Met toepassing van het beleid van verweerder, te weten de Beleidsregels indicatiestelling AWBZ 2014 en de uitwerking daarvan in de Indicatiewijzer 7.1, zou in het geval van eiser, ondanks de vaststelling dat het zorgzwaartepakket VG07 voor eiser het best passend is, de grondslag psychiatrische aandoening er toe leiden dat eiser zorgzwaartepakket GGZ7B geïndiceerd krijgt. De rechtbank is van oordeel dat dit beleid in zijn algemeenheid kan worden gevolgd, maar dat, gelet op hetgeen in 6.3. en 6.4. is overwogen, verweerder in het geval van eiser aanleiding had moeten zien om met toepassing van artikel 4:84 van de Awb af te wijken van zijn beleid. In artikel 4:84 van de Awb is immers bepaald dat een bestuursorgaan overeenkomstig zijn beleidsregel handelt, tenzij dat voor een of meer belanghebbenden gevolgen zou hebben die wegens bijzondere omstandigheden onevenredig zijn in verhouding tot de met de beleidsregel te dienen doelen. De rechtbank is van oordeel dat een dergelijke situatie zich in het bijzondere geval van eiser voordoet.
7.1.
Gelet op het voorgaande zal de rechtbank het beroep gegrond verklaren en het bestreden besluit vernietigen. De rechtbank dient vervolgens na te gaan of zij zelf in de zaak kan voorzien. Gelet op hetgeen is overwogen in 6.3. en 6.4. ziet de rechtbank aanleiding zelf in de zaak te voorzien, in die zin dat eiser voor de periode van 11 december 2013 tot en met 10 december 2028 een indicatie wordt gegeven voor een zorgzwaartepakket VG07, op basis van zorg in natura, klasse 7.
7.2.
Omdat de rechtbank het beroep gegrond verklaart, bepaalt de rechtbank dat verweerder aan eiser het door hem betaalde griffierecht vergoedt. Ook moet verweerder de door eiser gemaakte proceskosten vergoeden. Deze kosten stelt de rechtbank op grond van het Besluit proceskosten bestuursrecht voor de door een derde beroepsmatig verleende rechtsbijstand vast op € 960,- (1 punt voor het indienen van het beroepschrift, 1 punt voor het verschijnen ter zitting, met een waarde per punt van € 490,- en een wegingsfactor 1). Van professionele rechtsbijstand in de bezwaarfase is de rechtbank niet gebleken. Omdat aan eiser een toevoeging is verleend, moet verweerder de proceskostenvergoeding betalen aan de rechtsbijstandverlener.
Beslissing
De rechtbank:
  • verklaart het beroep gegrond;
  • vernietigt het bestreden besluit;
  • bepaalt dat aan eiser voor de periode van 11 december 2013 tot en met 10 december 2028 een indicatie gegeven wordt voor een zorgzwaartepakket VG07, op basis van zorg in natura, klasse 7;
  • draagt verweerder op het betaalde griffierecht van € 45,- aan eiser te vergoeden;
  • veroordeelt verweerder in de proceskosten van eiser tot een bedrag van € 490,-, te betalen aan de rechtsbijstandverlener.
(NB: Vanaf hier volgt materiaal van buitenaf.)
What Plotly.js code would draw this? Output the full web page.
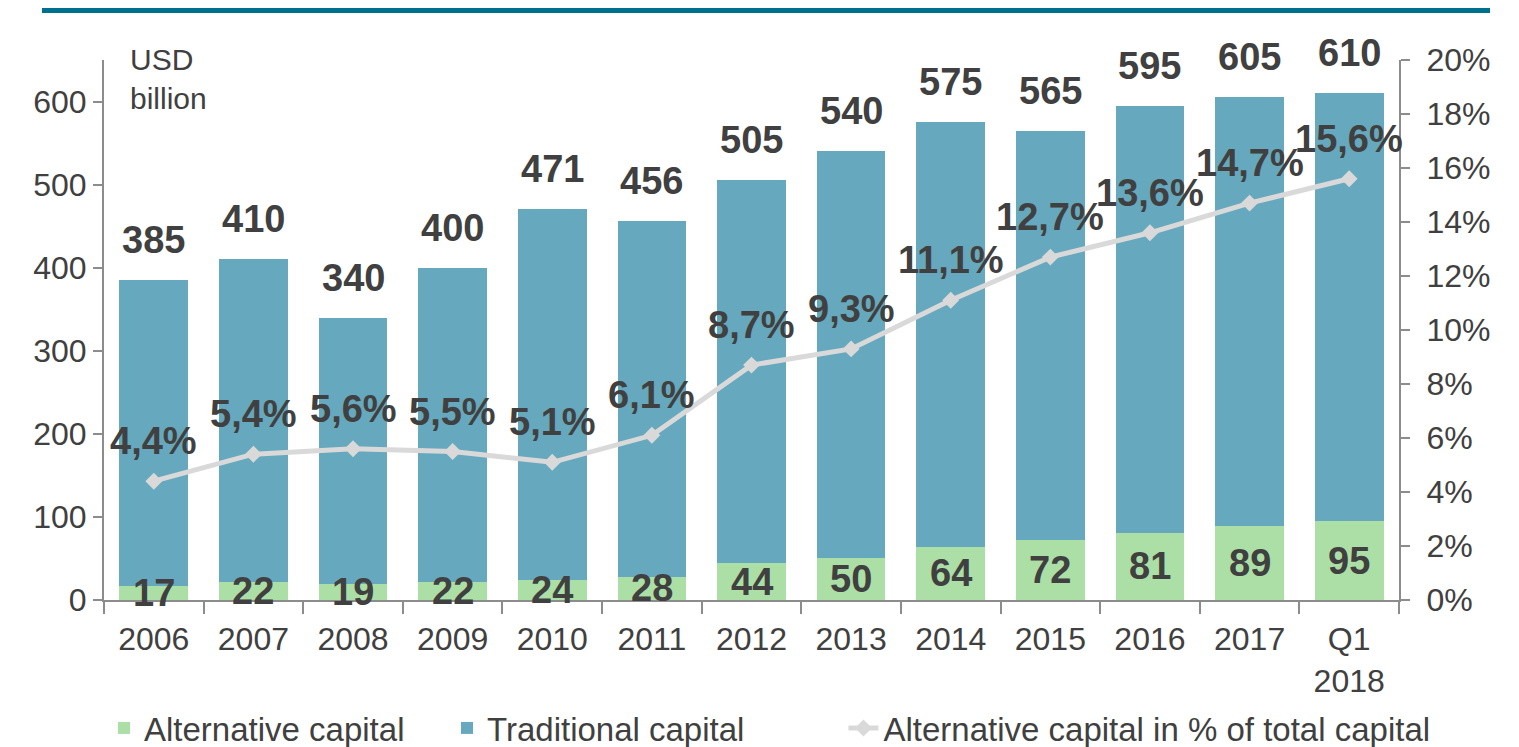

Deze uitspraak is gedaan door mr. K. Oldekamp-Bakker, rechter, in aanwezigheid van mr. E.H. Kalse-Spoon, griffier
.
De beslissing is in het openbaar uitgesproken op 26 maart 2015
.
griffier
rechter
Afschrift verzonden aan partijen op:

Rechtsmiddel

Tegen deze uitspraak kan binnen zes weken na de dag van verzending daarvan hoger beroep worden ingesteld bij de Centrale Raad van Beroep.
Als hoger beroep is ingesteld, kan bij de voorzieningenrechter van de hogerberoepsrechter worden verzocht om het treffen van een voorlopige voorziening of om het opheffen of wijzigen van een bij deze uitspraak getroffen voorlopige voorziening.